The other powerhouse in the cast was fellow Ukranian Vitalij Kowaljow, who sang the high priest Zaccaria. It’s another imposing, authoritative role and Kowaljow certainly made his presence felt. I might perhaps have asked for a touch less vibrato, but the drama, eloquence and feel for Verdi’s flowing vocal lines were all there. In the title role, Leo Nucci was at his best in the intimate moments, when the King, struck down by the Lord, veers in and out of insanity: Nucci’s sheer musicality carried the audience. But I’m not sure about the wisdom of casting older baritones in this role: as well as accomplishing the intimate parts of the role, the singer of Nabucco is supposed to be the alpha male destroyer of the temple in Act 1 and to exude renewed regal authority in Act 4. Nucci, I felt, was unable to muster enough of the required variation between these extremes. The illustrious Plácido Domingo takes on the role for the second half of this run, and I wonder whether he will fare better.

In the less central roles of Ismaele and Fenena, Italians Andrea Carè and Marianna Pizzolato made promising first appearances on the Covent Garden stage. Carè had a couple of moments when his voice was a shade forced, but was generally strong and lyrical; Pizzolato sounded good and confident.

Solera’s libretto for Nabucco is notable for its poetry but weaker on drama: it’s episodic and scattered, and the audience needs all the help it can get to keep track of what’s happening. Sadly, Daniele Abbado’s staging seemed fearfully disconnected from the drama, seeming inattentive to how the audience might be able to perceive detail. It was visually attractive: dozens of stone megaliths set in a sandpit, lit from top and sides; somewhat monochromatic mid-twentieth century costumes; interesting wireframe structures for the idols. But deliberately or otherwise, Abbado continually blurred the various elements of the piece.

The relative uniformity of costumes made it almost impossible to distinguish who was Hebrew and who was Babylonian (a scattering of Jewish prayer-shawls aside) and gave no prominence to the central characters. Only one set was used for both Judaea and the different parts of Babylon. There is fire on stage, but not at the point in the opera where the temple is burnt down. There are mothers mourning over dead children, but not at the time or place when there is a massacre. When Fenena has announced that she has now converted to Judaism, she is crowned with a skull-cap, which is faintly ludicrous to anyone who knows that female Jews don’t wear skull-caps.
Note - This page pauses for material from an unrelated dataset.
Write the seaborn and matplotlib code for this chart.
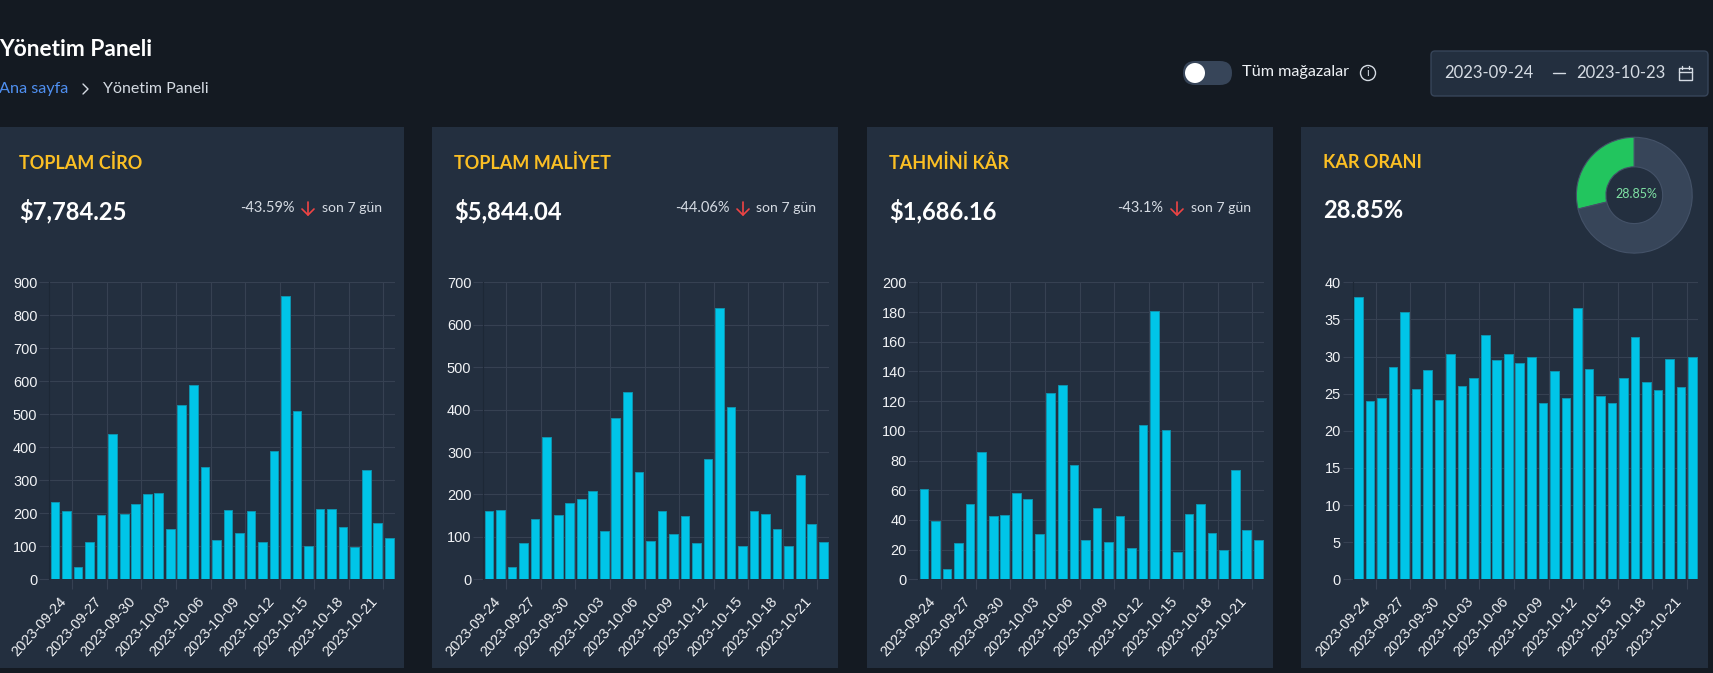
import numpy as np
import pandas as pd
import matplotlib
matplotlib.use("Agg")
import matplotlib.pyplot as plt
from matplotlib.patches import Rectangle, FancyBboxPatch, Circle
from matplotlib.transforms import ScaledTranslation
import seaborn as sns

dates = [str(d.date()) for d in pd.date_range("2023-09-24", "2023-10-23")]

ciro = [233, 208, 36, 114, 194, 441, 199, 229, 260, 263, 153, 527, 588, 340, 118,
        210, 139, 207, 114, 389, 860, 509, 101, 212, 212, 158, 98, 330, 170, 126]
maliyet = [160, 164, 28, 86, 141, 335, 151, 180, 190, 207, 113, 380, 441, 253, 90,
           160, 107, 150, 86, 284, 639, 407, 79, 161, 154, 119, 79, 246, 130, 89]
kar = [61, 39.3, 7, 24.7, 50.7, 86, 42.7, 43.3, 58, 54, 30.8, 125.3, 130.9, 76.8, 26.5,
       48, 25.4, 42.4, 20.9, 104, 180.7, 100.6, 18.6, 43.8, 50.5, 31.4, 20, 73.4, 33.4, 26.7]
oran = [38, 24, 24.4, 28.6, 36, 25.6, 28.2, 24.1, 30.4, 26, 27.1, 32.9, 29.6, 30.3, 29.1,
        30, 23.8, 28.1, 24.4, 36.5, 28.3, 24.7, 23.8, 27.1, 32.7, 26.6, 25.5, 29.7, 25.9, 30]

series = [ciro, maliyet, kar, oran]
titles = ["TOPLAM CİRO", "TOPLAM MALİYET", "TAHMİNİ KÂR", "KAR ORANI"]
totals = ["$7,784.25", "$5,844.04", "$1,686.16", "28.85%"]
changes = ["-43.59%", "-44.06%", "-43.1%", None]
y_tops = [900, 700, 200, 40]
y_steps = [100, 100, 20, 5]
donut_values = [28.85, 71.15]

# pixel layout of the dashboard
W, H = 1713, 673
card_x = [(-2, 404), (432, 838), (867, 1273), (1301, 1708)]
card_top, card_bottom = 127, 668
plot_left = [49.3, 483.3, 918.3, 1352.7]
plot_w = 345.7
plot_top, plot_bottom = 282.3, 579.3
text_x = [19, 454, 889, 1323]
change_x = [(240, 308, 322), (675, 743, 756), (1117, 1177, 1191)]

PAGE = "#141a22"
CARD = "#232f3f"
GRID = "#364152"
BAR = "#00c5e8"
BAR_EDGE = "#0e93ae"
SLATE = "#374559"
YELLOW = "#fbbf24"
LIGHT = "#d5dbe3"
TICK_TEXT = "#f0f2f5"
RED = "#ef4444"
UI_FONT = "Lato"
px = 0.72

sns.set_theme(style="dark", rc={"figure.facecolor": PAGE, "axes.facecolor": "none",
                                "xtick.bottom": True, "ytick.left": True})
plt.rcParams["font.family"] = ["Liberation Sans", "DejaVu Sans"]

fig = plt.figure(figsize=(W / 100, H / 100), dpi=100)
bg = fig.add_axes([0, 0, 1, 1])
bg.set_xlim(0, W)
bg.set_ylim(H, 0)
bg.axis("off")


def label(x, y, s, size, color="white", weight="normal", ha="left"):
    bg.text(x, y, s, fontsize=size * px, color=color, fontweight=weight, ha=ha, va="center",
            family=[UI_FONT, "DejaVu Sans"])


# header
label(-1, 49, "Yönetim Paneli", 22.8, weight="bold")
label(-1, 89, "Ana sayfa", 16.2, color="#4f8ff0")
bg.plot([83, 88, 83], [84, 89, 94], color=LIGHT, lw=1)
label(103, 89, "Yönetim Paneli", 16, color=LIGHT)

# store toggle
bg.add_patch(FancyBboxPatch((1183, 61), 49, 24, boxstyle="round,pad=0,rounding_size=12",
                            fc=SLATE, ec="none"))
bg.add_patch(Circle((1195, 73), 10, fc="white", ec="none"))
label(1242, 72, "Tüm mağazalar", 16.3, color="#eef1f5")
bg.add_patch(Circle((1368, 73), 7.5, fc="none", ec=LIGHT, lw=1))
label(1368, 73, "i", 11, color=LIGHT, ha="center")

# date range box
bg.add_patch(FancyBboxPatch((1431, 51), 277, 45, boxstyle="round,pad=0,rounding_size=4",
                            fc=CARD, ec=SLATE, lw=1))
label(1444, 73, "2023-09-24", 16.6, color=LIGHT)
bg.plot([1553, 1565], [73, 73], color=LIGHT, lw=1)
label(1576, 73, "2023-10-23", 16.6, color=LIGHT)
bg.add_patch(Rectangle((1679, 68), 13, 12, fc="none", ec=LIGHT, lw=1))
bg.plot([1679, 1692], [72, 72], color=LIGHT, lw=1)
bg.plot([1682, 1682], [66, 69], color=LIGHT, lw=1)
bg.plot([1689, 1689], [66, 69], color=LIGHT, lw=1)

for i, values in enumerate(series):
    x0, x1 = card_x[i]
    bg.add_patch(Rectangle((x0, card_top), x1 - x0, card_bottom - card_top, fc=CARD, ec="none"))
    label(text_x[i], 163, titles[i], 18, color=YELLOW, weight="bold")
    label(text_x[i], 211, totals[i], 23.7, weight="bold")
    if changes[i]:
        cx, ax_, sx = change_x[i]
        label(cx, 208, changes[i], 14.6, color=LIGHT)
        bg.plot([ax_, ax_], [202, 215], color=RED, lw=1.2)
        bg.plot([ax_ - 6, ax_, ax_ + 6], [209, 215, 209], color=RED, lw=1.2)
        label(sx, 208, "son 7 gün", 14, color=LIGHT)

    ax = fig.add_axes([plot_left[i] / W, 1 - plot_bottom / H, plot_w / W, (plot_bottom - plot_top) / H])
    df = pd.DataFrame({"date": dates, "value": values})
    sns.barplot(data=df, x="date", y="value", ax=ax, color=BAR, saturation=1, width=0.75,
                edgecolor=BAR_EDGE, linewidth=0.7, zorder=3)
    ax.set_xlim(-0.5, len(dates) - 0.5)
    ax.set_ylim(0, y_tops[i])
    ax.set_xlabel("")
    ax.set_ylabel("")
    ax.set_yticks(np.arange(0, y_tops[i] + 1, y_steps[i]))
    ax.set_xticks(np.arange(1.5, len(dates), 3))
    ax.set_xticklabels(dates[::3], rotation=48, ha="right", va="center", rotation_mode="anchor")
    ax.grid(True, color=GRID, lw=0.8)
    ax.set_axisbelow(True)
    ax.tick_params(axis="x", length=9.5 * px, width=0.8, color=GRID, pad=10 * px, labelsize=14.5 * px,
                   labelcolor=TICK_TEXT)
    ax.tick_params(axis="y", length=10 * px, width=0.8, color=GRID, pad=2 * px, labelsize=14.5 * px,
                   labelcolor=TICK_TEXT)
    offset = ScaledTranslation(-8 / 100, 0, fig.dpi_scale_trans)
    for tick in ax.get_xticklabels():
        tick.set_transform(tick.get_transform() + offset)
    for side in ["top", "right", "bottom"]:
        ax.spines[side].set_visible(False)
    ax.spines["left"].set_color("#1d2836")
    ax.spines["left"].set_linewidth(0.8)

# profit ratio donut
cx, cy, r = 1634.3, 195.2, 58.5
pie_ax = fig.add_axes([(cx - r) / W, 1 - (cy + r) / H, 2 * r / W, 2 * r / H])
pie_ax.pie(donut_values, colors=["#22c55e", SLATE], startangle=90, radius=1, counterclock=True,
           wedgeprops={"width": 0.51, "edgecolor": "#445268", "linewidth": 0.8})
pie_ax.set_xlim(-1.01, 1.01)
pie_ax.set_ylim(-1.01, 1.01)
pie_ax.text(0.03, 0.02, "28.85%", ha="center", va="center", fontsize=12.5 * px, color="#7fe3a5",
            family=[UI_FONT, "DejaVu Sans"])

fig.savefig("out.png", dpi=100, facecolor=PAGE)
And the lighting design failed to take into account the audience’s viewpoint: if you light characters from the back or from above, their features are invisible to the audience.
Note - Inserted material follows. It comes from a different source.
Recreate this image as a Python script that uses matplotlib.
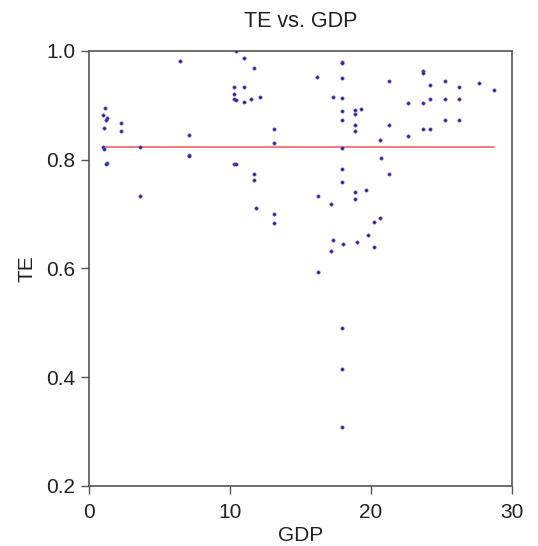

The audience brimmed with spontaneous enthusiasm throughout this performance and all the curtain calls – until the production team appeared on stage, to be greeted with mild booing and the thinnest of applause. One might take this as a general Covent Garden dislike of non-period productions, but I think that misses the point: the problem was not that this production was modern but that it was overly focused on visual aesthetics and insufficiently related to the happenings on stage.
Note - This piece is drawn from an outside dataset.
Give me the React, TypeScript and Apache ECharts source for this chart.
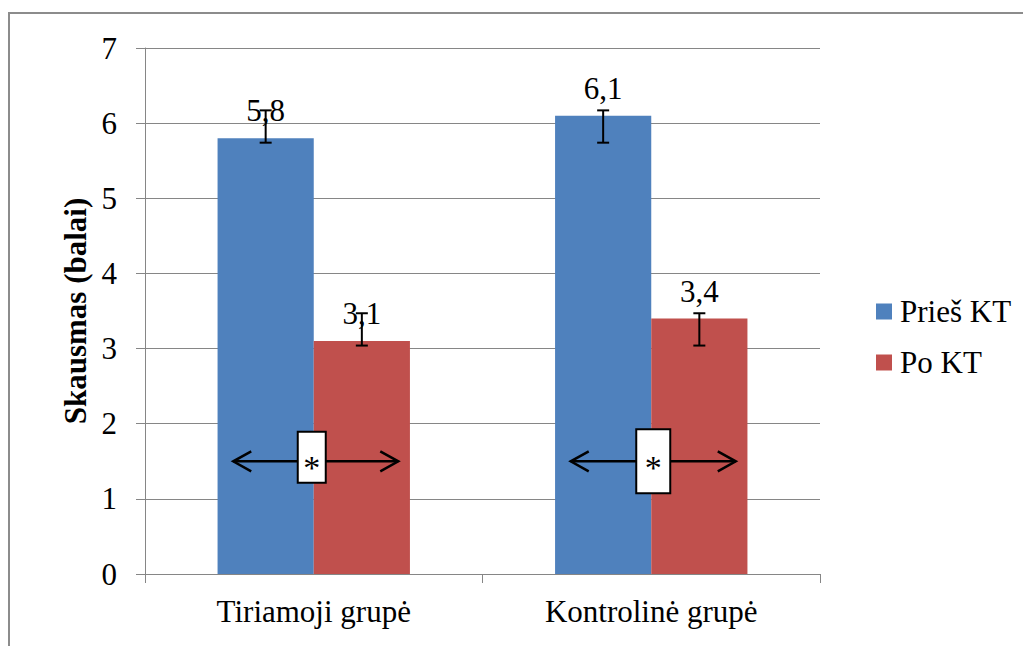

But such annoyances didn’t stop this being an exuberant, joyful evening of opera. Nabucco is full of music to lift the spirits and quicken the heartbeat, and while Abbado may have lacked a feel for the drama of its situations, Verdi did not. There are dozens of great dramatic moments, accompanied by fantastic music: Zaccaria enjoining the people to fear God, Abigaille swearing revenge or imploring Ismaele to return her love, Nabucco as wielder of fire and sword or deluded parent; a glorious trio between Ismaele, Abigaille and Fenena – I could list dozens, all performed in this production with vigour and joy, and that’s before considering Va, pensiero and the other choruses, which should have made chorus director Renato Balsadonna a proud man.

There aren’t many tickets left for this run, and they’re all in the expensive seats. If you can afford them, go for it.